Businesses around the world are not making the most of important mergers and acquisitions due to a failure to plan for the future.
A study from London-based law firm Eversheds reveals that 43 per cent of companies surveyed identified the most common cause for deals not successfully achieving pre-set goals as a failure to address post-deal integration from the early stages of transaction due diligence.
Its M&A Blueprint: Inception to Integration report suggests that deal teams need a ‘more holistic approach’ and ‘stronger connections’ between the planning, completion and post-deal integration phases.
The firm interviewed 400 multi-national businesses which have worked on cross-border M&A deals in the last three years.
Legal risk is seen as an ‘increasingly important consideration’ in the assessment of potential deals. Half of all respondents admit to spotting ‘potentially damaging issues’ early enough to caution management about proceeding with the deal.
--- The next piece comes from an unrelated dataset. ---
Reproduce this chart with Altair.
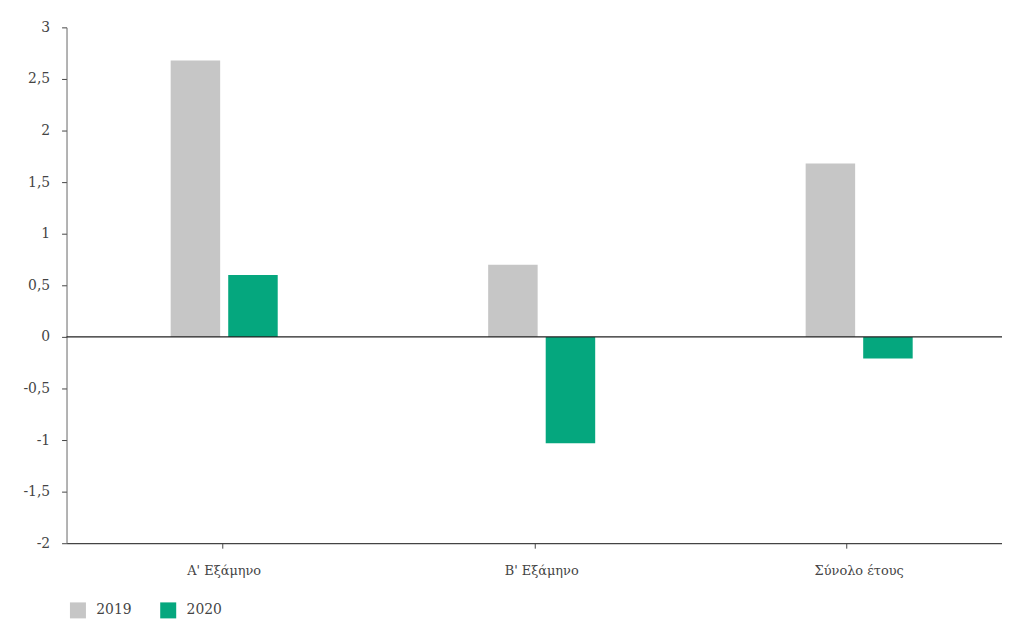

Robin Johnson, M&A partner at Eversheds, says the current environment has made doing deals a lot tougher, and believes the research highlights an acute awareness of risk in the process.
‘However, company boards are under pressure to secure growth and M&A is an essential business tool for achieving hits, in particular for organisations thinking about tapping into or increasing their penetration in new international markets,’ he adds.
‘Our research shows that the overriding factor contributing to the success of a cross-border deal, is the presence of a core team providing the “connective tissue” to link all the phases together, taking the deal from the inception stage through to post-completion integration.’
Johnson is urging business to ‘start joining the dots’ between the different stages of the deal cycle to move the focus away from ‘just doing the deal’.
Further results from the study shows that some 38 per cent of deals where the in-house team were brought in too late suffered problems during integration, while 26 per cent feel that the failure to realise value in a cross-border M&A deal can be attributed to a misalignment between legal dealmakers and the day-to-day business team.